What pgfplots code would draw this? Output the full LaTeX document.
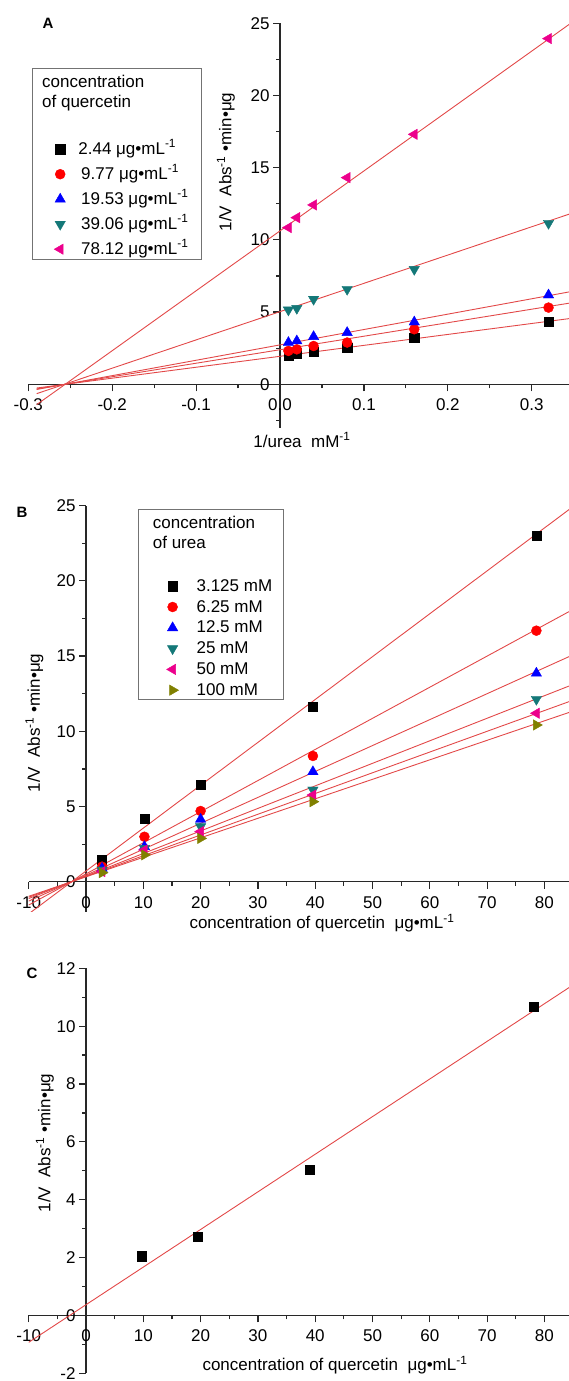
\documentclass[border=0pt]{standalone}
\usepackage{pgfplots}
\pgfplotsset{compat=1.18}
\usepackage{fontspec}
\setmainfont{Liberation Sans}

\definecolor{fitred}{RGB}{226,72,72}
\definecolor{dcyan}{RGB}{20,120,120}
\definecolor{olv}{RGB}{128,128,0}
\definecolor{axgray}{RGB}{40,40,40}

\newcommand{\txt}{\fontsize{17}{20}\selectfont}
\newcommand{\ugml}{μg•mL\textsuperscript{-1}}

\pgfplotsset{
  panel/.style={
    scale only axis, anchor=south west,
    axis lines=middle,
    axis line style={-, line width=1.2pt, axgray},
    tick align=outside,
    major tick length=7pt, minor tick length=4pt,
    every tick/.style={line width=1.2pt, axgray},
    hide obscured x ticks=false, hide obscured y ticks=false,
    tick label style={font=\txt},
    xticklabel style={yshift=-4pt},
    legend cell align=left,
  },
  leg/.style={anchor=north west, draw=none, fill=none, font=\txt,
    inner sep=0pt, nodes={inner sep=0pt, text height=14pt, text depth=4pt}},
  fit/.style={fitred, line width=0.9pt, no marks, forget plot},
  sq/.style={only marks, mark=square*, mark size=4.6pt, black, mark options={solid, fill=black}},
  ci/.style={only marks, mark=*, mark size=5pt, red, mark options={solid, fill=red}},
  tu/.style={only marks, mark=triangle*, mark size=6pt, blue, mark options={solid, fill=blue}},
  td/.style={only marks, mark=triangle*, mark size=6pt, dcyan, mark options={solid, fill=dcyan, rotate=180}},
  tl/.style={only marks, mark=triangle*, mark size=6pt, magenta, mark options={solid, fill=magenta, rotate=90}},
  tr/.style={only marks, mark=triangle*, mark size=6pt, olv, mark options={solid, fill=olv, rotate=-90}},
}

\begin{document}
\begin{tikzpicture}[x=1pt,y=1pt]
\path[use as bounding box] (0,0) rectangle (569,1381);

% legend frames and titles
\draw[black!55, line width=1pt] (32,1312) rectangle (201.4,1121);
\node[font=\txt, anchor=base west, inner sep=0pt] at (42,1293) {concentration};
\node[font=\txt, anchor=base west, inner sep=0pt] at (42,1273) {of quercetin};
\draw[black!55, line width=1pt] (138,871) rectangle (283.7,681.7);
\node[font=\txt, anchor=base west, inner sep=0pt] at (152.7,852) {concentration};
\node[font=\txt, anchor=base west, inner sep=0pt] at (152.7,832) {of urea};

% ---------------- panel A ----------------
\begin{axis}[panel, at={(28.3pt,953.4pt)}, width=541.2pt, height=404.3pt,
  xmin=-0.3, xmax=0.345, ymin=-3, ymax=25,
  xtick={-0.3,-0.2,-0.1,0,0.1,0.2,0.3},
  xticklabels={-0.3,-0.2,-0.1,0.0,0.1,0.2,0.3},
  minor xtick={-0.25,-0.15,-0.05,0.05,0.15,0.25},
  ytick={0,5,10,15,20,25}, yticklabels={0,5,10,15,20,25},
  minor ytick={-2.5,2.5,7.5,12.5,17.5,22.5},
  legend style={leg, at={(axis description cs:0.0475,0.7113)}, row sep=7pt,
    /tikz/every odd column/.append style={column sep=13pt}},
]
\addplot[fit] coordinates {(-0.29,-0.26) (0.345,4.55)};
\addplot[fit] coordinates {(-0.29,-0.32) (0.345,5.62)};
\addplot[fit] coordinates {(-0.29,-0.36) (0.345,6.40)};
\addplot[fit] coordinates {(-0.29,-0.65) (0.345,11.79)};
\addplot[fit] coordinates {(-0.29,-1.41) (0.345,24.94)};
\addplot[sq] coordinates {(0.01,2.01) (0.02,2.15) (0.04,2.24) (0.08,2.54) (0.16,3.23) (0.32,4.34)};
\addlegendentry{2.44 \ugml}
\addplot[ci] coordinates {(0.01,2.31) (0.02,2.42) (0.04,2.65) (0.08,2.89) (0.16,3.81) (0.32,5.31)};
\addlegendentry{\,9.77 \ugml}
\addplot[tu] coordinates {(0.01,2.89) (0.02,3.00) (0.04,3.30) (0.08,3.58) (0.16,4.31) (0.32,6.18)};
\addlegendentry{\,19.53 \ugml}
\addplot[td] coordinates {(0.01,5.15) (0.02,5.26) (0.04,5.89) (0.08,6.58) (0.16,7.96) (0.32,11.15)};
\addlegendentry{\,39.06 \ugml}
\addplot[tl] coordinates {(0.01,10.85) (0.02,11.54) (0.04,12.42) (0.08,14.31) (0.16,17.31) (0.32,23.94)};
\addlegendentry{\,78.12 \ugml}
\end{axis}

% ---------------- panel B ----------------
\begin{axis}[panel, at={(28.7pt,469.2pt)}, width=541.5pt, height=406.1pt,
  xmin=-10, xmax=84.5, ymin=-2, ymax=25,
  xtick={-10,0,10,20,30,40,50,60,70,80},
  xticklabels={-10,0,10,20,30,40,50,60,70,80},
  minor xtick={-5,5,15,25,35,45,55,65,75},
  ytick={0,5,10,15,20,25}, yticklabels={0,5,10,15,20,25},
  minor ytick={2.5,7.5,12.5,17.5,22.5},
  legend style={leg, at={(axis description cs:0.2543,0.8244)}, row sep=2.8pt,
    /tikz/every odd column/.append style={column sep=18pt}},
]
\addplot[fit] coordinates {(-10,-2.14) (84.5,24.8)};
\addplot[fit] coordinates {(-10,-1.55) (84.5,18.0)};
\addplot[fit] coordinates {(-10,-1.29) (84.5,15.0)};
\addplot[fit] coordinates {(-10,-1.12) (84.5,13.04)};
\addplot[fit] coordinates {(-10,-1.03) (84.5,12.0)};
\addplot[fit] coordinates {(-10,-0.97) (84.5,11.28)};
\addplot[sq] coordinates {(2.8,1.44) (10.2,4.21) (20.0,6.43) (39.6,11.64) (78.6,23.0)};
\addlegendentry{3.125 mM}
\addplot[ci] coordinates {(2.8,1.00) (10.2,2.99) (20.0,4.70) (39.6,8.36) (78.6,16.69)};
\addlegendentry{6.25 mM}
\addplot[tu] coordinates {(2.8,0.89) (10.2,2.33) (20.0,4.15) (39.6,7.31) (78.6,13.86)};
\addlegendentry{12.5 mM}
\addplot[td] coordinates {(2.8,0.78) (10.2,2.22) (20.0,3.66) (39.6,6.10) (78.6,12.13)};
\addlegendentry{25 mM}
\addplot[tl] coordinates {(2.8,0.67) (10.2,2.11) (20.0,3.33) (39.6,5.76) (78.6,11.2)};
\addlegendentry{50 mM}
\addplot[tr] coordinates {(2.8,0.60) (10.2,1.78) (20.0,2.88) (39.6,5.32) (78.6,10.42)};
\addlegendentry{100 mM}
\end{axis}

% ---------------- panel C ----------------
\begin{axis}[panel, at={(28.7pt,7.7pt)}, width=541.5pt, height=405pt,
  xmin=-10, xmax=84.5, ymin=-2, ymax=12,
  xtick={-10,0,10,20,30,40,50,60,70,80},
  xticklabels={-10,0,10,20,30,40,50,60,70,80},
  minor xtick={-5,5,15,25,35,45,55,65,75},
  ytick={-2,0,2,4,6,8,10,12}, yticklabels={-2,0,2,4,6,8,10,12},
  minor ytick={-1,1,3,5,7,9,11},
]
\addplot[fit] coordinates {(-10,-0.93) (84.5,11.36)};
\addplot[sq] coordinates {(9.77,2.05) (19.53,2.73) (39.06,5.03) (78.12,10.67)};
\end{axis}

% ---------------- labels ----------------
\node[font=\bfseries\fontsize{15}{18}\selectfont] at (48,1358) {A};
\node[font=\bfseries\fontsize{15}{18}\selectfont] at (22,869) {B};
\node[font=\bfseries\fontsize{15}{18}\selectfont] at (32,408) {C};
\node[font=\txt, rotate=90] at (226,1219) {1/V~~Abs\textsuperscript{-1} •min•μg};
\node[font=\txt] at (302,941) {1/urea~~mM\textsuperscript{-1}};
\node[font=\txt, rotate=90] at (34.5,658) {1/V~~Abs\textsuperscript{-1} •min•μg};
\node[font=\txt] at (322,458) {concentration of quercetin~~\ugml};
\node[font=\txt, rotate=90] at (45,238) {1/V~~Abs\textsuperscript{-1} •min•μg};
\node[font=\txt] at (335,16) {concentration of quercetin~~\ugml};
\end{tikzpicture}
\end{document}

Instructions to follow
Leave out the pictures, then repeat the listing above exactly from its first line to the line with "sep=0pt] at (152.7,832)", inclusive.

Response for this exercise
What pgfplots code would draw this? Output the full LaTeX document.
\documentclass[border=0pt]{standalone}
\usepackage{pgfplots}
\pgfplotsset{compat=1.18}
\usepackage{fontspec}
\setmainfont{Liberation Sans}

\definecolor{fitred}{RGB}{226,72,72}
\definecolor{dcyan}{RGB}{20,120,120}
\definecolor{olv}{RGB}{128,128,0}
\definecolor{axgray}{RGB}{40,40,40}

\newcommand{\txt}{\fontsize{17}{20}\selectfont}
\newcommand{\ugml}{μg•mL\textsuperscript{-1}}

\pgfplotsset{
  panel/.style={
    scale only axis, anchor=south west,
    axis lines=middle,
    axis line style={-, line width=1.2pt, axgray},
    tick align=outside,
    major tick length=7pt, minor tick length=4pt,
    every tick/.style={line width=1.2pt, axgray},
    hide obscured x ticks=false, hide obscured y ticks=false,
    tick label style={font=\txt},
    xticklabel style={yshift=-4pt},
    legend cell align=left,
  },
  leg/.style={anchor=north west, draw=none, fill=none, font=\txt,
    inner sep=0pt, nodes={inner sep=0pt, text height=14pt, text depth=4pt}},
  fit/.style={fitred, line width=0.9pt, no marks, forget plot},
  sq/.style={only marks, mark=square*, mark size=4.6pt, black, mark options={solid, fill=black}},
  ci/.style={only marks, mark=*, mark size=5pt, red, mark options={solid, fill=red}},
  tu/.style={only marks, mark=triangle*, mark size=6pt, blue, mark options={solid, fill=blue}},
  td/.style={only marks, mark=triangle*, mark size=6pt, dcyan, mark options={solid, fill=dcyan, rotate=180}},
  tl/.style={only marks, mark=triangle*, mark size=6pt, magenta, mark options={solid, fill=magenta, rotate=90}},
  tr/.style={only marks, mark=triangle*, mark size=6pt, olv, mark options={solid, fill=olv, rotate=-90}},
}

\begin{document}
\begin{tikzpicture}[x=1pt,y=1pt]
\path[use as bounding box] (0,0) rectangle (569,1381);

% legend frames and titles
\draw[black!55, line width=1pt] (32,1312) rectangle (201.4,1121);
\node[font=\txt, anchor=base west, inner sep=0pt] at (42,1293) {concentration};
\node[font=\txt, anchor=base west, inner sep=0pt] at (42,1273) {of quercetin};
\draw[black!55, line width=1pt] (138,871) rectangle (283.7,681.7);
\node[font=\txt, anchor=base west, inner sep=0pt] at (152.7,852) {concentration};
\node[font=\txt, anchor=base west, inner sep=0pt] at (152.7,832) {of urea};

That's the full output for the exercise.